LRT.test.Bootstrap: Bootstrap Likelihood Ratio Test

Description

Conducts a bootstrap likelihood ratio test to compare the fit of two nested models. This test evaluates whether a model with more parameters provides a significantly better fit than a model with fewer parameters by approximating the null distribution through parametric bootstrapping.

Usage

LRT.test.Bootstrap(object1, object2, n.Bootstrap = 100, vis = TRUE)

Value

An object of class "htest" containing:

statistic: Observed likelihood ratio test statistic
parameter: Degrees of freedom (reported as NA since p-value is bootstrap-derived)
p.value: Bootstrap p-value
method: Name of the test ("Bootstrap Likelihood Ratio Test")
data.name: Model comparison description

Arguments

object1: Fitted model object with fewer parameters (i.e., fewer npar, small model).
object2: Fitted model object with more parameters (i.e., more npar, large model).
n.Bootstrap: Number of bootstrap replicates (default = 100). Higher values increase accuracy but computation time (we suggest that n.Bootstrap = 1000).
vis: Logical. If TRUE, displays progress information during bootstrap (default: TRUE).

Details

Note that even the result of LRT.test.Bootstrap should not be taken as the sole criterion; fit indices (e.g., get.fit.index) and classification accuracy measures (e.g., get.entropy, get.AvePP) must be considered together. Above all and the most important criterion, is that the better model is the one that aligns with theoretical expectations and offers clear interpretability.

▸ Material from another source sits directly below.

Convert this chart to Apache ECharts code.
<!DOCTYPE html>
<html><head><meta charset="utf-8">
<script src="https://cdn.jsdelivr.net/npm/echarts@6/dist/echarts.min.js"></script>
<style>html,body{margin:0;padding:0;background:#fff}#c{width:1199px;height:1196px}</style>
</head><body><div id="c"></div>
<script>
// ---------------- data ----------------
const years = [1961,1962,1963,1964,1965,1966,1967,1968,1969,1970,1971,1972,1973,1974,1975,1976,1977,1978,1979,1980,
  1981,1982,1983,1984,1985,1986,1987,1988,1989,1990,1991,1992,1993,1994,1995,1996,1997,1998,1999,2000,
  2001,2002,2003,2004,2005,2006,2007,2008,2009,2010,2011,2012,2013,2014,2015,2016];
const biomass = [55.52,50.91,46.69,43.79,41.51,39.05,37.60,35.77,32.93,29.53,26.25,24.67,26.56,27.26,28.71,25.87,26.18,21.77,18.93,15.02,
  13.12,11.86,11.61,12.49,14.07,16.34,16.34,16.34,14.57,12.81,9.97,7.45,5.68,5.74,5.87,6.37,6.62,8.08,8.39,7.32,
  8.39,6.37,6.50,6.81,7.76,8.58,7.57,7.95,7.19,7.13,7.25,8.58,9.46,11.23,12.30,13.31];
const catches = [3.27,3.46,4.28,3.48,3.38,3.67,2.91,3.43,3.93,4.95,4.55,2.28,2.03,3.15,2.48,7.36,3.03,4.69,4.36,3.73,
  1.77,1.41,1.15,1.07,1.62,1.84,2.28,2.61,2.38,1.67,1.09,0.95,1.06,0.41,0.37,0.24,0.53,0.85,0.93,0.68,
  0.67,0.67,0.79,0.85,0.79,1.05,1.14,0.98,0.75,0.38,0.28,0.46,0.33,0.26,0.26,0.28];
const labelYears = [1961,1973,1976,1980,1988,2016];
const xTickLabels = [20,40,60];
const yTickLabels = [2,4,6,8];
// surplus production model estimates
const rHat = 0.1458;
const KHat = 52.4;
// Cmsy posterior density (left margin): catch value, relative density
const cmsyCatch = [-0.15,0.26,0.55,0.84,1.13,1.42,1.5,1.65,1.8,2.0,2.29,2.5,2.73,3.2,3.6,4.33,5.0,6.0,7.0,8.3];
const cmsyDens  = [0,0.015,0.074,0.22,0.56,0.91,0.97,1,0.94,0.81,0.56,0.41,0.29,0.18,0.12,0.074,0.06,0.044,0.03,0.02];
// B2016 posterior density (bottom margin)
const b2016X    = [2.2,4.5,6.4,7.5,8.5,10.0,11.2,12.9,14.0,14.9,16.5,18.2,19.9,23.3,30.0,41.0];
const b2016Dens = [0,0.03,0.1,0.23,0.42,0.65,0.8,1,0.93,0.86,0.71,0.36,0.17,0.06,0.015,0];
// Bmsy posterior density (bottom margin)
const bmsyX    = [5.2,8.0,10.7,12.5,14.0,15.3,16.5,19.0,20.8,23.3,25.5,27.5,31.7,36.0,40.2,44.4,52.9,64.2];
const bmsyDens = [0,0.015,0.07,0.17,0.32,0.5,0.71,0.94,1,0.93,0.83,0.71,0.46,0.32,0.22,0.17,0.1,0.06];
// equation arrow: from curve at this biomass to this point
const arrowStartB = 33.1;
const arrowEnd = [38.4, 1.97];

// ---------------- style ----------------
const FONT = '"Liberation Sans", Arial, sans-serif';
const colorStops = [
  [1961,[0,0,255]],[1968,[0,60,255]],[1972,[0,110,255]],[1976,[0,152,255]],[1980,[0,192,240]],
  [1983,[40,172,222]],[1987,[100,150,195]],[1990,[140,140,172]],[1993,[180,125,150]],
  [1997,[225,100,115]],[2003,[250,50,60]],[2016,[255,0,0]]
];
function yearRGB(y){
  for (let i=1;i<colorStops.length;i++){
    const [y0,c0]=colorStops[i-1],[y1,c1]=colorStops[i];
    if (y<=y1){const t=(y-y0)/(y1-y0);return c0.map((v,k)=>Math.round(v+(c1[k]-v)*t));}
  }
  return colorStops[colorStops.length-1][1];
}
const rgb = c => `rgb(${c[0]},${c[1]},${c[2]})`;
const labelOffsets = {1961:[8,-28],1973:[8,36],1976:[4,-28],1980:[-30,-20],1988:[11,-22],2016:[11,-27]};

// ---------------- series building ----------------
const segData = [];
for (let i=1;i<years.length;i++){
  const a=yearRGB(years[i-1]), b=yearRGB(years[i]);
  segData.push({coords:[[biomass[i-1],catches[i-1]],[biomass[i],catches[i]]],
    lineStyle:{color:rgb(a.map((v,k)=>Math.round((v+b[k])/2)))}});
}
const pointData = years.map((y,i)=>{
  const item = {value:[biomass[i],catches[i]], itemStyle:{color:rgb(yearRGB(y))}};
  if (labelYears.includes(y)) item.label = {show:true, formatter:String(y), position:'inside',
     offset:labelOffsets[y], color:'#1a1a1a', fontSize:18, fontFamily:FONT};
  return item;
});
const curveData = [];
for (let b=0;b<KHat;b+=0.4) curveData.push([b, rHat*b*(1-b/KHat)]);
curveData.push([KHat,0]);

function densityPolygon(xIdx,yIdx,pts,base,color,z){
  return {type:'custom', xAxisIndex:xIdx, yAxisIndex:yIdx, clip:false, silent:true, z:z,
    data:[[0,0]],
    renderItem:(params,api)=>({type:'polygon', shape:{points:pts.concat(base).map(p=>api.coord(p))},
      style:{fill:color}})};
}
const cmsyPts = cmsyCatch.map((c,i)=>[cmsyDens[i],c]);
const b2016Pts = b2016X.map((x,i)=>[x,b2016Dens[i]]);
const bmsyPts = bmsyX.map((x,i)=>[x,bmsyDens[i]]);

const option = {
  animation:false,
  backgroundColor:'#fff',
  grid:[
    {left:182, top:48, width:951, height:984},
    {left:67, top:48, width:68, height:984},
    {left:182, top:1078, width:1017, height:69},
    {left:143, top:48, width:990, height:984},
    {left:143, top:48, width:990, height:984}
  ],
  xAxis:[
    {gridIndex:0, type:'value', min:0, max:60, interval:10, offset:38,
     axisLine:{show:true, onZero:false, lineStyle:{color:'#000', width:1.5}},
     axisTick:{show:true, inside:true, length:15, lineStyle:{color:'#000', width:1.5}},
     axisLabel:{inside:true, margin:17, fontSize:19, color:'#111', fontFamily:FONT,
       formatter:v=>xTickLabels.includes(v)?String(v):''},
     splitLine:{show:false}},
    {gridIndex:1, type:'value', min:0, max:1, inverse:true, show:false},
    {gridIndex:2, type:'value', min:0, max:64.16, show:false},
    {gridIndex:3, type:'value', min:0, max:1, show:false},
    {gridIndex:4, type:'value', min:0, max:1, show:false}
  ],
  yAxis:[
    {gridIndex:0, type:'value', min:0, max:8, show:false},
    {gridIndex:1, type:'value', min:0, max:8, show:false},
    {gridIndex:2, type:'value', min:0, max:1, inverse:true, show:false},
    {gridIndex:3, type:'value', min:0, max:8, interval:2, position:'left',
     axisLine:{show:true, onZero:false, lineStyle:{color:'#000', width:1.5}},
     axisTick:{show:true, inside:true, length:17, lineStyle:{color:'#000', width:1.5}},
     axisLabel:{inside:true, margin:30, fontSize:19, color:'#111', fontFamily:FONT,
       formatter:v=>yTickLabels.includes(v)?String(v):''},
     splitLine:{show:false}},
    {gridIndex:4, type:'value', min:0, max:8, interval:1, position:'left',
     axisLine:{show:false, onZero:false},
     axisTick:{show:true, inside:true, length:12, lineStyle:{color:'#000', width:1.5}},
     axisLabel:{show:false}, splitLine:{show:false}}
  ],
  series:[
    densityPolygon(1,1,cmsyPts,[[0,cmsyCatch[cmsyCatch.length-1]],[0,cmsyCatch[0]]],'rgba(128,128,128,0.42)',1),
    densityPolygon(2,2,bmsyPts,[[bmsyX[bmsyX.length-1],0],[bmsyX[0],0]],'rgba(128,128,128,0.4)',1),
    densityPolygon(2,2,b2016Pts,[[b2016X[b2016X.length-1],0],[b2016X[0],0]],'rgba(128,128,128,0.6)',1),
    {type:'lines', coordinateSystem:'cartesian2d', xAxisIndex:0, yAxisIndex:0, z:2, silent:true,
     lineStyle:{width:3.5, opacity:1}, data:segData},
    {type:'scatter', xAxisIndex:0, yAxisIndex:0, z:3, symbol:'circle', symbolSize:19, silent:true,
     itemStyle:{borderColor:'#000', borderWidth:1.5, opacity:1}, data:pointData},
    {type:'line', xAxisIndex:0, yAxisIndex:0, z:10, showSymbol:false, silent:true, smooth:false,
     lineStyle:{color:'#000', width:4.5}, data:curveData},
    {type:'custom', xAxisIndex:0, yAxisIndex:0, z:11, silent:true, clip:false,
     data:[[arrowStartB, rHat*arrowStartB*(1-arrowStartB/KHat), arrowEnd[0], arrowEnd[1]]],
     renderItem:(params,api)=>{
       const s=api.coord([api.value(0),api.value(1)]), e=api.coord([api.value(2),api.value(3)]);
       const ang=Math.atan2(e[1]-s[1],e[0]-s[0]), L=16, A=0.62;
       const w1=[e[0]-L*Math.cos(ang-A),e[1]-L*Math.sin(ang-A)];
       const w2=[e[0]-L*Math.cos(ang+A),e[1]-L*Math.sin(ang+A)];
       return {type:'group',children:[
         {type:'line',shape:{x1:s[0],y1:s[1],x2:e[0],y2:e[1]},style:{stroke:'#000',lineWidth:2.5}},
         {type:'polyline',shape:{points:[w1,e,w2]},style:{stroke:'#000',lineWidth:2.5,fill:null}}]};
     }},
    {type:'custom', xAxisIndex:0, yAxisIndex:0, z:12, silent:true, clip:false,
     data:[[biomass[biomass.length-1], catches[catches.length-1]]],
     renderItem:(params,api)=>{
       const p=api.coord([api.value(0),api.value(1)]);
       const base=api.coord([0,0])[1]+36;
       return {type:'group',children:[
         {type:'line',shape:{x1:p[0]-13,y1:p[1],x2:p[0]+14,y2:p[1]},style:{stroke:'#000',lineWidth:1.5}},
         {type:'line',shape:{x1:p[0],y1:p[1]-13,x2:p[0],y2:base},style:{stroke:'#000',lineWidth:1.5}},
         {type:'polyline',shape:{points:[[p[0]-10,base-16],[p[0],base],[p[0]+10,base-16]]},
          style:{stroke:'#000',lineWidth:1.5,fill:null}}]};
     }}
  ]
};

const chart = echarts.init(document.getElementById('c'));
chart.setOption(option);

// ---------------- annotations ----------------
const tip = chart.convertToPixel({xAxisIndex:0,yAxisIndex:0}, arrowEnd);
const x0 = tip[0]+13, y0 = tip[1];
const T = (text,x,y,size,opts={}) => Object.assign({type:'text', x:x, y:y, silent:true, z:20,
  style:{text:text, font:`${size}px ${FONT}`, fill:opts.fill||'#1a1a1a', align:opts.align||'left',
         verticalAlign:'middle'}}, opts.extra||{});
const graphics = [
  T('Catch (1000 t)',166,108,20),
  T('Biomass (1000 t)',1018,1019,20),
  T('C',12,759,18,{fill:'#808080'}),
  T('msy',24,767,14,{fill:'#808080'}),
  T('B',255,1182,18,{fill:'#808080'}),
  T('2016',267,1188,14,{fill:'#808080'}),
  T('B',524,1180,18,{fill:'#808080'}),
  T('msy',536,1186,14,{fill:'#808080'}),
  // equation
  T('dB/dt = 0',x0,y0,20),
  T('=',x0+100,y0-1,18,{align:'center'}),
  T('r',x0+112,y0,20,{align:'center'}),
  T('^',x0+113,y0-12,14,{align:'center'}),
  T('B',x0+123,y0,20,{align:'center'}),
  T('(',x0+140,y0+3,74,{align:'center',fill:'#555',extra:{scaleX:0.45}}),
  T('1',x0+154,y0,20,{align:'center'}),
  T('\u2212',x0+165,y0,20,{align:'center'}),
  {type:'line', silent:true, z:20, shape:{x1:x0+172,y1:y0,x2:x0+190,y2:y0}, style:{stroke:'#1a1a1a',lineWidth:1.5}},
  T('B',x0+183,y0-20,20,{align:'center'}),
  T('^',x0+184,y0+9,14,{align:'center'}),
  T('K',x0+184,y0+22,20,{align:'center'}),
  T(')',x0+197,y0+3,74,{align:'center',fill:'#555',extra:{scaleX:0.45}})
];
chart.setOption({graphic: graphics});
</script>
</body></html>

The LRT.test.Bootstrap statistic is calculated as: $$LRT = -2 \times (\text{LogLik}_{1} - \text{LogLik}_{2})$$ where:

$\text{LogLik}_{1}$: Log-likelihood of the smaller model (fewer parameters).
$\text{LogLik}_{2}$: Log-likelihood of the larger model (more parameters).

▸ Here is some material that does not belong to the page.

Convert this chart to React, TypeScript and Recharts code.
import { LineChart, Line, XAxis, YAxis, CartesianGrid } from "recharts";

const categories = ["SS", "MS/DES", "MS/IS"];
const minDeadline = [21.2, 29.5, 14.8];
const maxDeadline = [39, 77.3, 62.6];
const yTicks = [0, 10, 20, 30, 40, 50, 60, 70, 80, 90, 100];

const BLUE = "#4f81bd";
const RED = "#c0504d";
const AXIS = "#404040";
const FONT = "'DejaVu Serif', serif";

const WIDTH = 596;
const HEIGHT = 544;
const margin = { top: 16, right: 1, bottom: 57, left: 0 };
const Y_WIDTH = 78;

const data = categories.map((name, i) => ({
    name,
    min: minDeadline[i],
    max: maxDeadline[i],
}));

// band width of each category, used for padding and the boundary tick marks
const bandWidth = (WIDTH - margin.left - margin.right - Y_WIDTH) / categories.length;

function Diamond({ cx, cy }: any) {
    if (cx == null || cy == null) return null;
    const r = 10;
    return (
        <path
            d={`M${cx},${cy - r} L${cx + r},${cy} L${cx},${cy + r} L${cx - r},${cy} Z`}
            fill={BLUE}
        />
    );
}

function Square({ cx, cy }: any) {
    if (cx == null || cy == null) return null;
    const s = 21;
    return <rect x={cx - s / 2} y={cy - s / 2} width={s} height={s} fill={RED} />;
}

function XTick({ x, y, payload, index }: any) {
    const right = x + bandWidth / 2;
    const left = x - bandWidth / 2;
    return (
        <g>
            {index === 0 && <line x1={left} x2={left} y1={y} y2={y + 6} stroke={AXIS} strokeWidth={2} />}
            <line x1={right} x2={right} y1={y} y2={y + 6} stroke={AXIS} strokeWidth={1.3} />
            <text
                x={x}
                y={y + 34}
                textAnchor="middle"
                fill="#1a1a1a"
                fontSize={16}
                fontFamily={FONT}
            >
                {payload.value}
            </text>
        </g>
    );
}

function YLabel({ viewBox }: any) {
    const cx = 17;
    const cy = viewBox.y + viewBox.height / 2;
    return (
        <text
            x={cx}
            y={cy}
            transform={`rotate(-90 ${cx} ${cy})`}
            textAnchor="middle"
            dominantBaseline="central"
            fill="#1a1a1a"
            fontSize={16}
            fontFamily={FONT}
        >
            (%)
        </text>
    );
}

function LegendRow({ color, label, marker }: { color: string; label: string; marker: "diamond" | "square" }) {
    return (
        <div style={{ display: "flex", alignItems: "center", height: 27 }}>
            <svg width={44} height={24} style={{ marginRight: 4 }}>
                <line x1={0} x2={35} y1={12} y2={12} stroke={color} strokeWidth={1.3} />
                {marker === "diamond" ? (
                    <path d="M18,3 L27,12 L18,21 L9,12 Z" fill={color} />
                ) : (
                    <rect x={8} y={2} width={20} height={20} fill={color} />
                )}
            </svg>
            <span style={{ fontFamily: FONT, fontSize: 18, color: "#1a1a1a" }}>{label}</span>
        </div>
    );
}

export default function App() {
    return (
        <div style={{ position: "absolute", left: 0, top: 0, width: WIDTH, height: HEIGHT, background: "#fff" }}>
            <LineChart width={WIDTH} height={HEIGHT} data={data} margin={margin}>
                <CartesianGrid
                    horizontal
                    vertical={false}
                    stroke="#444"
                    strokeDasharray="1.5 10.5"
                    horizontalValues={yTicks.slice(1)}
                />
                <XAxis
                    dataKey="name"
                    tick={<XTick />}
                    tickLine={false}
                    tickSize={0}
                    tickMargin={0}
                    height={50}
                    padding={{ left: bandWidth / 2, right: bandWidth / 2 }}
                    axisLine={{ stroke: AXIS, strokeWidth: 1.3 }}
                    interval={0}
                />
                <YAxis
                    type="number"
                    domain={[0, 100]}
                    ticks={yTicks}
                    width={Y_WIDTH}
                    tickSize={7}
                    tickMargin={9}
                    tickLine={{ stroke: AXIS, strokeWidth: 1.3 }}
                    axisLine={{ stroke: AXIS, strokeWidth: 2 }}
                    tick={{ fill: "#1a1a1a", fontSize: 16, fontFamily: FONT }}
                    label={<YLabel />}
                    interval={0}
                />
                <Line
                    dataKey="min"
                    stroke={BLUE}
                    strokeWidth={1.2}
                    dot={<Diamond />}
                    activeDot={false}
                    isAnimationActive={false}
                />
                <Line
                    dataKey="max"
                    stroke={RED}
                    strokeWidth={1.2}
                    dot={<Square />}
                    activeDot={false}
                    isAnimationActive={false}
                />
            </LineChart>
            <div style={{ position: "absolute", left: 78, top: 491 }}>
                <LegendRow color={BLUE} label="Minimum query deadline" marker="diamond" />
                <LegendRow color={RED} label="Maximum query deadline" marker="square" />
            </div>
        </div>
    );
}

The LRT.test.Bootstrap function employs a parametric bootstrap procedure to empirically estimate the distribution of the LRT statistic under the null hypothesis (that the smaller model is sufficient). The specific steps are as follows:

Parameter Extraction: The estimated parameters (params) from the smaller model (object1) are treated as the true population values (ground truth).
Data Simulation: The function invokes sim.LCA or sim.LPA to generate n.Bootstrap independent datasets. Each dataset maintains the same sample size (N) and number of indicators (I) as the original empirical data.
Model Re-fitting: For each simulated dataset, both the small model and the large model are re-fitted. To ensure consistency, the estimation settings (e.g., convergence criteria, iterations) are identical to those used for the original models, with the exception that LRT.test.Bootstrap forces par.ini = "random" to avoid local maxima.
Distribution Generation: This process generates n.Bootstrap pairs of $\text{LogLik}_{1, boot}$ and $\text{LogLik}_{2, boot}$, which are used to compute a collection of bootstrap LRT statistics: $LRT_{boot} = -2 \times (\text{LogLik}_{1, boot} - \text{LogLik}_{2, boot})$.
P-value Calculation: The bootstrap $p$-value is calculated as the proportion of simulated $LRT_{boot}$ values that are greater than or equal to the observed $LRT$ statistic from the original data.

This method is particularly recommended for Latent Class and Latent Profile Analysis because the traditional Chi-square distribution for LRT often fails to hold due to parameters being on the boundary of the parameter space (e.g., probabilities near 0 or 1).